In the early hours of the American morning on Thursday, the United States Under-20 men’s national team beat New Zealand 6-0 in South Korea to advance to the quarterfinals of the U-20 World Cup.
It is the second straight U-20 World Cup in which the U.S. has made it to the quarterfinals. The last time the Americans were knocked out in penalty kicks by Veljko Paunovic’s Serbia.
Paunovic and Serbia went on to win that tournament. Serbia’s historic victory, the first for Serbia in any World Cup at any age level, was the big boost to Paunovic’s coaching resume that led the Chicago Fire to hire him five months later.

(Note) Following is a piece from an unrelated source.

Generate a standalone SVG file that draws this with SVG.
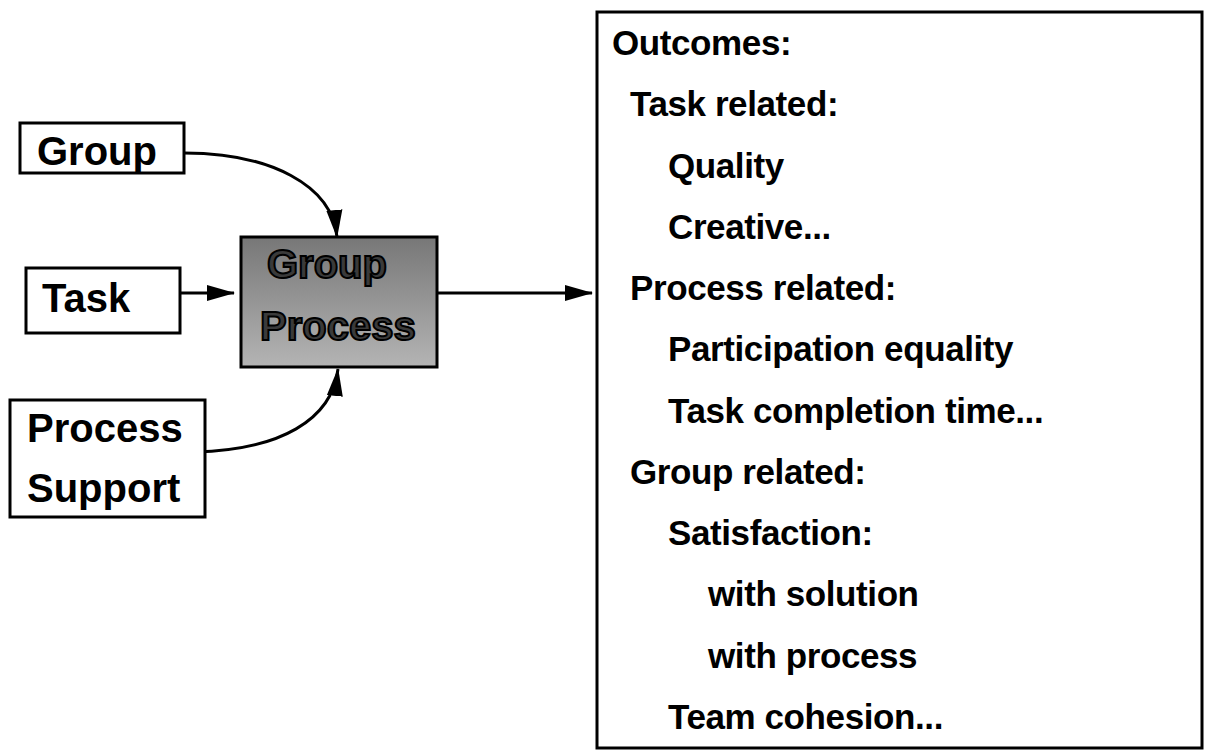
<svg xmlns="http://www.w3.org/2000/svg" width="1210" height="752" viewBox="0 0 1210 752">
<style>
.box{fill:#fff;stroke:#000;stroke-width:3}
.t{font-family:"Liberation Sans",Arial,sans-serif;font-weight:bold;fill:#000}
.lt{font-size:40px}
.rt{font-size:35px;letter-spacing:-0.4px}
.gp{font-family:"Liberation Sans",Arial,sans-serif;font-weight:bold;font-size:40px;fill:#3a3a3a;stroke:#000;stroke-width:2}
.c{fill:none;stroke:#000;stroke-width:3}
</style>
<defs>
<marker id="ah" viewBox="0 0 28 18" refX="27" refY="9" markerWidth="28" markerHeight="18" markerUnits="userSpaceOnUse" orient="auto">
<path d="M0,1 L28,9 L0,17 Z" fill="#000"/>
</marker>
<linearGradient id="gg" x1="0" y1="0" x2="0" y2="1">
<stop offset="0" stop-color="#777"/>
<stop offset="1" stop-color="#b4b4b4"/>
</linearGradient>
</defs>
<rect width="1210" height="752" fill="#fff"/>
<g id="connectors">
<path class="c" d="M184,153 C270,153 332,185 337,237" marker-end="url(#ah)"/>
<path class="c" d="M180,293 L234,293" marker-end="url(#ah)"/>
<path class="c" d="M195,452 C280,450 332,420 338,369" marker-end="url(#ah)"/>
<path class="c" d="M437,293 L592,293" marker-end="url(#ah)"/>
</g>
<g id="group">
<rect class="box" x="20" y="123" width="164" height="50"/>
<text class="t lt" x="37" y="165">Group</text>
</g>
<g id="task">
<rect class="box" x="26" y="268" width="154" height="65"/>
<text class="t lt" x="42" y="312">Task</text>
</g>
<g id="process-support">
<rect class="box" x="10" y="400" width="195" height="117"/>
<text class="t lt" x="27" y="442">Process</text>
<text class="t lt" x="27" y="502">Support</text>
</g>
<g id="group-process">
<rect x="241" y="237" width="196" height="130" fill="url(#gg)" stroke="#000" stroke-width="3"/>
<text class="gp" x="267" y="278">Group</text>
<text class="gp" x="260" y="340">Process</text>
</g>
<g id="outcomes">
<rect class="box" x="597" y="12" width="605" height="736"/>
<text class="t rt" x="612" y="55">Outcomes:</text>
<text class="t rt" x="630" y="116">Task related:</text>
<text class="t rt" x="668" y="178">Quality</text>
<text class="t rt" x="668" y="239">Creative...</text>
<text class="t rt" x="630" y="300">Process related:</text>
<text class="t rt" x="668" y="361">Participation equality</text>
<text class="t rt" x="668" y="423">Task completion time...</text>
<text class="t rt" x="630" y="484">Group related:</text>
<text class="t rt" x="668" y="545">Satisfaction:</text>
<text class="t rt" x="708" y="606">with solution</text>
<text class="t rt" x="708" y="668">with process</text>
<text class="t rt" x="668" y="729">Team cohesion...</text>
</g>
</svg>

“Of course it gave me I think recognition,” Paunovic said after Fire training on Thursday. “Winning the World Cup is always one of the greatest achievements so it gives you also the confidence that what you are doing is the right way to do (things), even (when) you always believe in your work. The title like that gives you the extra motivation and actually shapes and opens the path for you to keep working and improving on yourself and gives you more opportunities for a job obviously.”
Two of Paunovic’s countrymen from the coaching staff of that victorious Serbian team followed him to the Fire. Marko Mitrovic is one of the Fire’s assistant coaches and Aleksandar Saric coaches the goalkeepers. For everyone involved in that Serbian team, it was a life-changing event.
Serbia has had success in other sports. Tennis star Novak Djokovic has won 12 Grand Slam titles. Serbia has Olympic gold medals in men’s volleyball (2000), men’s water polo (2016) and the men’s basketball team won a pair of FIBA World Cups (1998 and 2002).
In soccer though, Serbia had never won a World Cup at any age level before. As a combined Yugoslavia, the country won the 1987 U-20 World Cup, but independent Serbia hadn’t found success on its own.
“That’s probably the biggest achievement in history of Serbian soccer,” Mitrovic said. “We are always the generation. Like the Cubs here with people waiting 100 years for the Cubs to win the World Series. That’s something that people in Serbia dreamed that Serbia would become the World Cup champion. We had more 100,000 people waiting in the streets for us after that. (It) is probably everyday that I think about that. That’s something that stays behind us through all our lives.”
With a population of just over 7 million, Serbia has fewer people than the Chicagoland area.
“It’s difficult to win MLS here with one city,” Saric said. “Imagine to win the world with the population the size of Chicago winning the world championship, which really is a great achievement.”
The coaches are able to keep in touch with the players from the championship team through a WhatsApp group. They communicate regularly.
“They are now all around the world, but we are still in touch,” Saric said. “We celebrate the date also when we win that.”
With a new set of players and the coaching trio now with the Fire, Serbia didn’t make it to the final round of European qualifying tournament. With Serbia out, all three took note of the success of the U.S. team.
“They are doing a great job,” Mitrovic said of the U.S. “We played against them (two years ago) and they are there again now, which I think that (coach) Tab Ramos is doing great things with that national team. Doing it twice in a row, quarterfinals, it’s a big achievement.”
Saric fondly recalled the penalty shootout in the quarterfinal between the U.S. and Serbia. Serbia goalkeeper Predrag Rajković, who was named goalkeeper of the tournament, and American goalkeeper Zack Steffen, now the starter for the Columbus Crew, both made three saves in the first eight rounds before Serbia finally won in the ninth round.
“I said because I respect what I saw in Steffen’s game before we play America, I said who wins this game, he will be probably the best goalkeeper of the tournament,” Saric said. “I said that for our newspapers. It was an amazing (shootout). We lead three times. Rajkovic saved three penalties and Steffen always when we need to score, he saved... Then it happened Rajkovic saved one extra penalty and our captain scored.”
The U.S. plays its quarterfinal against Venezuela on Sunday. Paunovic, Mitrovic and Saric have their eyes on this year’s tournament, but from a different vantage point. They are looking for potential players to bring to the Fire, although memories of two years ago are still strong.
“It’s one of the competitions that for me has a very personal and deep root inside of my feelings because of what we achieved for my country, but also it’s the great opportunity to see great young players performing and competing for the World Cup,” Paunovic said.